I was also afraid. I knew that if I went to church, if I saw my church family and those we hold close, that I would break down. Our church family has become a safe haven for us and it’s a place of vulnerability which is amazing and supportive. But, you see, when you feel as if you are barely keeping it together the thought of losing control is terrifying. What if I can’t stop crying? What if that sea of pain takes me to an even darker place? I need to be strong for my family. I need to have it together well enough to manage our home, have something left to give my husband, care for our kids, and be productive at work. The act of bringing all those emotions to the surface immensely difficult.
But I also know that I need them. I need our church and church family. They have become a part of our lives and they have always given us strength and have helped us to continue growing in positive ways. So, we went back. And everyone was an wonderful as I knew they would be. As they prayed over me, I felt their love and strength course through my veins. I had missed them and it was another reminder that we need to stay connected. But, it did also result in what I had feared. It reopened areas that I’ve been trying to close. It brought back images that I want to forget.

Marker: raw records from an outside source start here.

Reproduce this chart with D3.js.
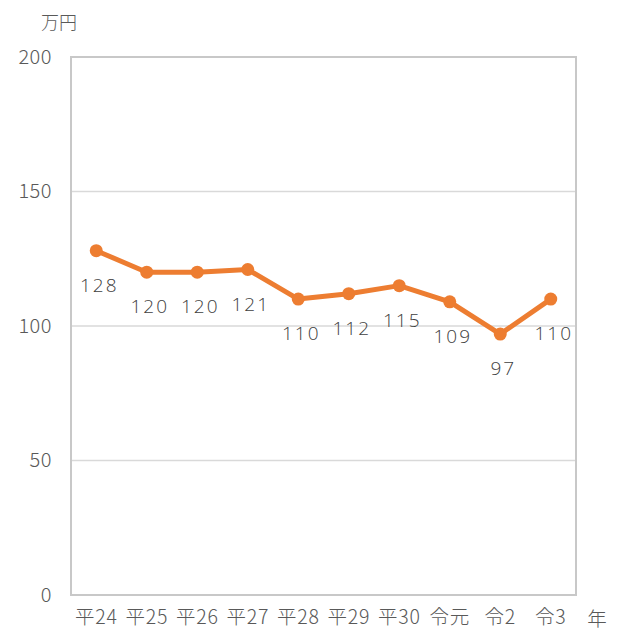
<!DOCTYPE html>
<html><head><meta charset="utf-8">
<script src="https://cdn.jsdelivr.net/npm/d3@7"></script>
<style>body{margin:0;background:#fff}svg{display:block}text{font-family:"Noto Sans CJK JP","Noto Sans",sans-serif}</style>
</head><body>
<script>
const categories = ["平24","平25","平26","平27","平28","平29","平30","令元","令2","令3"];
const values = [128,120,120,121,110,112,115,109,97,110];
const yTicks = [0,50,100,150,200];

const W=636,H=634;
const m={l:71,r:60,t:57,b:39};
const svg=d3.select("body").append("svg").attr("width",W).attr("height",H);
const x=d3.scaleBand().domain(categories).range([m.l,W-m.r]);
const y=d3.scaleLinear().domain([0,200]).range([H-m.b,m.t]);

const g=svg.append("g");
g.selectAll("line.grid").data(yTicks.filter(d=>d>0&&d<200)).join("line")
 .attr("x1",m.l).attr("x2",W-m.r).attr("y1",d=>y(d)).attr("y2",d=>y(d))
 .attr("stroke","#d9d9d9").attr("stroke-width",1.5);
g.append("rect").attr("x",m.l).attr("y",m.t).attr("width",W-m.r-m.l).attr("height",H-m.b-m.t)
 .attr("fill","none").attr("stroke","#c8c8c8").attr("stroke-width",2);

const yAxis=d3.axisLeft(y).tickValues(yTicks).tickSize(0).tickPadding(19);
const ya=svg.append("g").attr("transform",`translate(${m.l},0)`).call(yAxis);
ya.select(".domain").remove();
ya.selectAll("text").attr("fill","#595959").style("font-size","20px").style("font-weight","300")
 .style("letter-spacing","0.5px").style("font-family","'Noto Sans CJK JP','Noto Sans',sans-serif");

const xAxis=d3.axisBottom(x).tickSize(0).tickPadding(15);
const xa=svg.append("g").attr("transform",`translate(0,${H-m.b})`).call(xAxis);
xa.select(".domain").remove();
xa.selectAll("text").attr("fill","#595959").style("font-size","19.5px").style("font-weight","300").style("letter-spacing","0.8px");

svg.append("text").attr("x",597).attr("y",626).attr("text-anchor","middle").attr("fill","#595959").style("font-size","19.5px").style("font-weight","300").text("年");
svg.append("text").attr("x",59).attr("y",29).attr("text-anchor","middle").attr("fill","#595959").style("font-size","18px").style("font-weight","300").text("万円");

const cx=d=>x(d)+x.bandwidth()/2;
const line=d3.line().x((d,i)=>cx(categories[i])).y(d=>y(d));
svg.append("path").datum(values).attr("d",line).attr("fill","none").attr("stroke","#ED7D31").attr("stroke-width",5).attr("stroke-linejoin","round");
svg.selectAll("circle.pt").data(values).join("circle")
 .attr("cx",(d,i)=>cx(categories[i])).attr("cy",d=>y(d)).attr("r",6.5).attr("fill","#ED7D31");
svg.selectAll("text.lbl").data(values).join("text")
 .attr("x",(d,i)=>cx(categories[i])+3).attr("y",d=>y(d)+41)
 .attr("text-anchor","middle").attr("fill","#404040").style("font-size","19px")
 .style("font-family","'Open Sans','Noto Sans',sans-serif").style("font-weight","300")
 .style("letter-spacing","2px").text(d=>d);
</script>
</body></html>
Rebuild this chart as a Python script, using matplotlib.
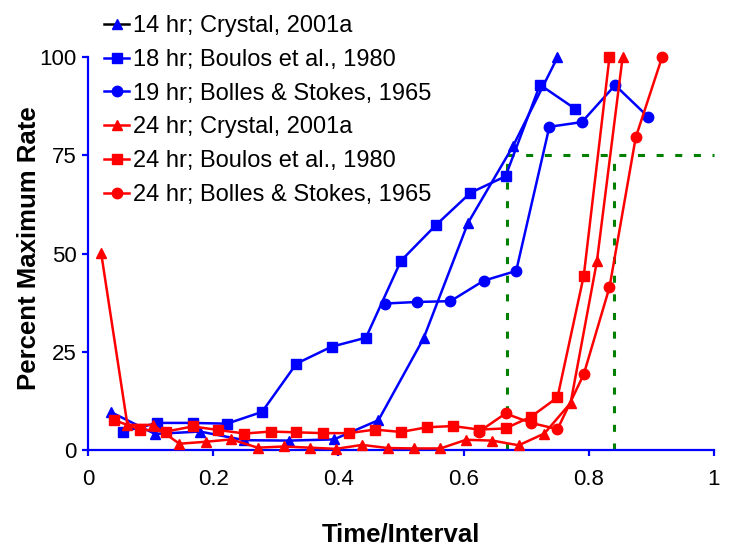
import matplotlib
matplotlib.use('Agg')
import matplotlib.pyplot as plt
from matplotlib.lines import Line2D

plt.rcParams['font.family'] = ['Liberation Sans', 'DejaVu Sans']

# ── Data ─────────────────────────────────────────────────────────────────────
blue_tri_x = [0.036, 0.107, 0.179, 0.250, 0.321, 0.393, 0.464, 0.536, 0.607, 0.679, 0.750]
blue_tri_y = [9.7, 4.1, 4.7, 2.5, 2.4, 2.7, 7.6, 28.4, 57.8, 77.4, 100]

blue_sq_x = [0.056, 0.111, 0.167, 0.222, 0.278, 0.333, 0.389, 0.444, 0.500,
             0.556, 0.611, 0.667, 0.722, 0.778]
blue_sq_y = [4.7, 6.9, 6.9, 6.7, 9.7, 22.0, 26.3, 28.6, 48.2, 57.3, 65.5, 69.7, 93.0, 86.9]

blue_ci_x = [0.474, 0.526, 0.579, 0.632, 0.684, 0.737, 0.789, 0.842, 0.895]
blue_ci_y = [37.3, 37.7, 37.9, 43.1, 45.6, 82.3, 83.5, 92.9, 84.8]

red_tri_x = [0.021, 0.063, 0.104, 0.146, 0.188, 0.229, 0.271, 0.313, 0.354, 0.396, 0.438,
             0.479, 0.521, 0.563, 0.604, 0.646, 0.688, 0.729, 0.771, 0.813, 0.854]
red_tri_y = [50.2, 6.4, 6.4, 1.6, 2.1, 2.7, 0.6, 0.9, 0.6, 0.3, 1.3,
             0.5, 0.4, 0.4, 2.6, 2.4, 1.2, 4.2, 12.0, 48.1, 100]

red_sq_x = [0.042, 0.083, 0.125, 0.167, 0.208, 0.250, 0.292, 0.333, 0.375, 0.417,
            0.458, 0.500, 0.542, 0.583, 0.625, 0.667, 0.708, 0.750, 0.792, 0.833]
red_sq_y = [7.6, 5.2, 4.7, 6.0, 5.1, 4.2, 4.7, 4.5, 4.3, 4.3,
            5.2, 4.6, 5.8, 6.1, 5.2, 5.5, 8.5, 13.4, 44.4, 100]

red_ci_x = [0.625, 0.667, 0.708, 0.750, 0.792, 0.833, 0.875, 0.917]
red_ci_y = [4.7, 9.3, 6.9, 5.3, 19.3, 41.4, 79.6, 100]

labels = ['14 hr; Crystal, 2001a', '18 hr; Boulos et al., 1980',
          '19 hr; Bolles & Stokes, 1965', '24 hr; Crystal, 2001a',
          '24 hr; Boulos et al., 1980', '24 hr; Bolles & Stokes, 1965']

guide_x = [0.67, 0.84]
guide_y = 75

# ── Figure ───────────────────────────────────────────────────────────────────
BLUE = '#0000ff'
RED = '#ff0000'
GREEN = '#008000'

fig = plt.figure(figsize=(7.32, 5.54), dpi=100)
ax = fig.add_axes([0.1202, 0.1877, 0.8552, 0.7089])

lw = 1.8
ms = 7.5
series = [
    (blue_tri_x, blue_tri_y, BLUE, '^'),
    (blue_sq_x, blue_sq_y, BLUE, 's'),
    (blue_ci_x, blue_ci_y, BLUE, 'o'),
    (red_tri_x, red_tri_y, RED, '^'),
    (red_sq_x, red_sq_y, RED, 's'),
    (red_ci_x, red_ci_y, RED, 'o'),
]
handles = []
for (x, y, c, m), lab in zip(series, labels):
    ln, = ax.plot(x, y, color=c, marker=m, ms=ms, lw=lw, mec=c, mfc=c,
                  clip_on=False, zorder=3, label=lab)
    handles.append(ln)

# first legend entry has a dark line with a blue marker
handles[0] = Line2D([], [], color='black', lw=lw, marker='^', ms=ms,
                    mfc=BLUE, mec=BLUE)

# guide lines
dash = (0, (2.3, 3.8))
for gx in guide_x:
    ax.plot([gx, gx], [0, guide_y], color=GREEN, lw=2.2, ls=dash, zorder=2,
            clip_on=False)
ax.plot([guide_x[0], 1.0], [guide_y, guide_y], color=GREEN, lw=2.2, ls=dash,
        zorder=2, clip_on=False)

ax.set_xlim(0, 1)
ax.set_ylim(0, 100)
ax.set_xticks([0, 0.2, 0.4, 0.6, 0.8, 1.0])
ax.set_xticklabels(['0', '0.2', '0.4', '0.6', '0.8', '1'])
ax.set_yticks([0, 25, 50, 75, 100])

for s in ['top', 'right']:
    ax.spines[s].set_visible(False)
for s in ['left', 'bottom']:
    ax.spines[s].set_color(BLUE)
    ax.spines[s].set_linewidth(1.6)
ax.tick_params(direction='out', length=4, width=1.6, color=BLUE,
               labelsize=16, labelcolor='black')
ax.tick_params(axis='x', pad=10)
ax.tick_params(axis='y', pad=4)

ax.set_xlabel('Time/Interval', fontsize=18.5, fontweight='bold', labelpad=23)
ax.set_ylabel('Percent Maximum Rate', fontsize=18.5, fontweight='bold', labelpad=2)
ax.yaxis.set_label_coords(-0.075, 0.515)

leg = ax.legend(handles, labels, loc='upper left',
                bbox_to_anchor=(104 / 732, 1 - 15 / 554),
                bbox_transform=fig.transFigure, frameon=False, fontsize=17,
                handlelength=1.06, handletextpad=0.17, labelspacing=0.5,
                borderpad=0, borderaxespad=0)

fig.savefig('out.png', dpi=100)
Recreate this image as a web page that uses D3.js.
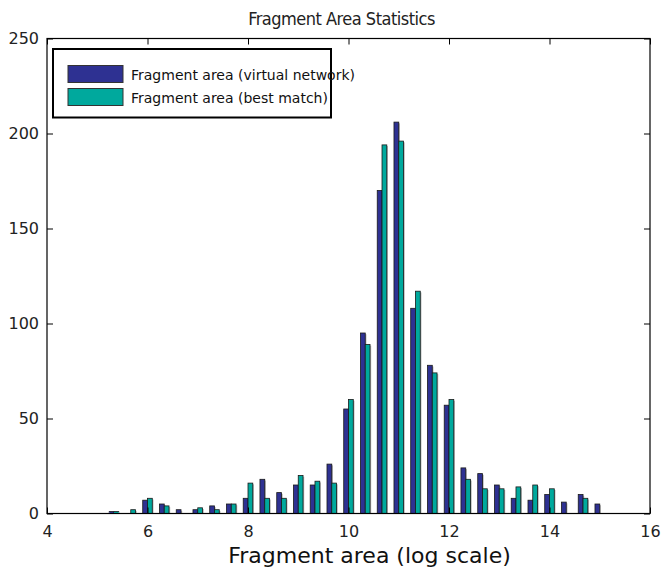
<!DOCTYPE html>
<html><head><meta charset="utf-8">
<script src="https://cdn.jsdelivr.net/npm/d3@7/dist/d3.min.js"></script>
<style>body{margin:0;background:#fff;} svg{display:block;}</style>
</head><body>
<script>
// bin centres (log scale fragment area)
const binCenters = [5.333,5.667,6,6.333,6.667,7,7.333,7.667,8,8.333,8.667,9,9.333,9.667,10,10.333,10.667,11,11.333,11.667,12,12.333,12.667,13,13.333,13.667,14,14.333,14.667,15];
const virtualNetwork = [1,0,7,5,2,2,4,5,8,18,11,15,15,26,55,95,170,206,108,78,57,24,21,15,8,7,10,6,10,5];
const bestMatch      = [1,2,8,4,0,3,2,5,16,8,8,20,17,16,60,89,194,196,117,74,60,18,13,13,14,15,13,0,8,0];
const seriesNames = ["Fragment area (virtual network)","Fragment area (best match)"];
const seriesColors = ["#2e3192","#00a99d"];
const xTicks = [4,6,8,10,12,14,16];
const yTicks = [0,50,100,150,200,250];

const W=662,H=572;
const m={left:47,right:12,top:38.5,bottom:58.5};
const svg=d3.select("body").append("svg").attr("width",W).attr("height",H);
const x=d3.scaleLinear().domain([4,16]).range([m.left,W-m.right]);
const y=d3.scaleLinear().domain([0,250]).range([H-m.bottom,m.top]);
const bw=0.095;

const series=[virtualNetwork,bestMatch];
series.forEach((vals,si)=>{
  const g=svg.append("g");
  const data=binCenters.map((c,i)=>({c,v:vals[i]})).filter(d=>d.v>0);
  const x0=d=>si===0?x(d.c-bw):x(d.c);
  g.selectAll("rect.sh").data(data).join("rect").attr("class","sh")
    .attr("x",d=>x0(d)+1.2).attr("y",d=>y(d.v)+1.2)
    .attr("width",x(4+bw)-x(4)).attr("height",d=>y(0)-y(d.v)-1.2)
    .attr("fill","#b5b5b5");
  g.selectAll("rect.b").data(data).join("rect").attr("class","b")
    .attr("x",d=>x0(d)).attr("y",d=>y(d.v))
    .attr("width",x(4+bw)-x(4)).attr("height",d=>y(0)-y(d.v))
    .attr("fill",seriesColors[si]).attr("stroke","#1a1a1a").attr("stroke-width",0.8);
});

svg.append("rect").attr("x",m.left).attr("y",m.top).attr("width",W-m.left-m.right).attr("height",H-m.top-m.bottom)
  .attr("fill","none").attr("stroke","#000").attr("stroke-width",1.2);

const font="DejaVu Sans";
const xb=svg.append("g").attr("transform",`translate(0,${y(0)})`)
  .call(d3.axisBottom(x).tickValues(xTicks).tickSize(-6).tickPadding(12).tickFormat(d3.format("d")));
const xt=svg.append("g").attr("transform",`translate(0,${y(250)})`)
  .call(d3.axisTop(x).tickValues(xTicks).tickSize(-6).tickFormat(""));
const yl=svg.append("g").attr("transform",`translate(${x(4)},0)`)
  .call(d3.axisLeft(y).tickValues(yTicks).tickSize(-6).tickPadding(8).tickFormat(d3.format("d")));
const yr=svg.append("g").attr("transform",`translate(${x(16)},0)`)
  .call(d3.axisRight(y).tickValues(yTicks).tickSize(-6).tickFormat(""));
[xb,xt,yl,yr].forEach(a=>{a.select(".domain").remove();a.selectAll("line").attr("stroke","#000");
  a.selectAll("text").attr("font-family",font).attr("font-size",16).attr("fill","#222");});

svg.append("text").attr("x",341.5).attr("y",25).attr("text-anchor","middle")
  .attr("font-family","DejaVu Sans Condensed, DejaVu Sans").attr("font-size",18).attr("letter-spacing",-0.5).attr("fill","#222")
  .text("Fragment Area Statistics");
svg.append("text").attr("x",369.5).attr("y",563).attr("text-anchor","middle")
  .attr("font-family",font).attr("font-size",22).attr("fill","#111")
  .text("Fragment area (log scale)");

const lg=svg.append("g");
lg.append("rect").attr("x",53).attr("y",49).attr("width",278).attr("height",68.5)
  .attr("fill","#fff").attr("stroke","#000").attr("stroke-width",2);
seriesNames.forEach((n,i)=>{
  lg.append("rect").attr("x",68).attr("y",65.5+i*23).attr("width",55).attr("height",17)
    .attr("fill",seriesColors[i]).attr("stroke","#333").attr("stroke-width",1);
  lg.append("text").attr("x",131).attr("y",79.5+i*23).attr("font-family",font).attr("font-size",14).attr("fill","#111").text(n);
});
</script>
</body></html>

As I laid in bed last night, I curled up next to Bryan and I sobbed until I no longer had strength to keep my eyes open. At first I thought – This is why I didn’t want to go! This is why I’m not ready! But, I heard an instant rebuttal – This is why you need them. This is why you must go back. I laid crying and my soul screamed in pain while my mind raced through images of past years and moments. It started with my pleading for the pain to stop but then morphed into a deeper understanding – that these tears are cleansing. That with time the intensity of this pain will wane and that this is a journey I cannot hide from or speed up. I know that I need to ride these waves of grief, but that I don’t need to ride them alone. I can’t rely on my own strength to get me through this because it will never be enough. My strength alone will never be enough to combat this grief and loss. I need others in this journey and I need to lean on them to get through the hard days.
Today I am exhausted from the little bit of restless sleep I received. I feel emotionally drained, but I also know that I am on the right path. It’s horrible and it won’t get easy anytime soon, but if I stay the course one day I will be able to see how far I have come. I will be able to look at pictures with a smile instead of a tear and I will be able to share with the world all that Andrew was to so many of us. Little by little by circle is re-opening. It’s scary, painful and I don’t feel ready, but I know it’s time.
In so many ways I have shared my heart on this journey but there is so much that I keep hidden and close. I have built very strict boundaries about what I feel comfortable sharing as this is such a private journey for my family. But I thank you all for the support I’ve been given in these glimpses I have shown. I hope that by opening a bit of myself and this grief to the world that it helps to bring more understanding to this process. It’s hard to know what to say when someone losses a loved one and I know it’s hard to understand their journey. I surely didn’t understand how to truly support someone on this path until I found myself here. I only hope that my story can bring light to an often silent suffering of so many.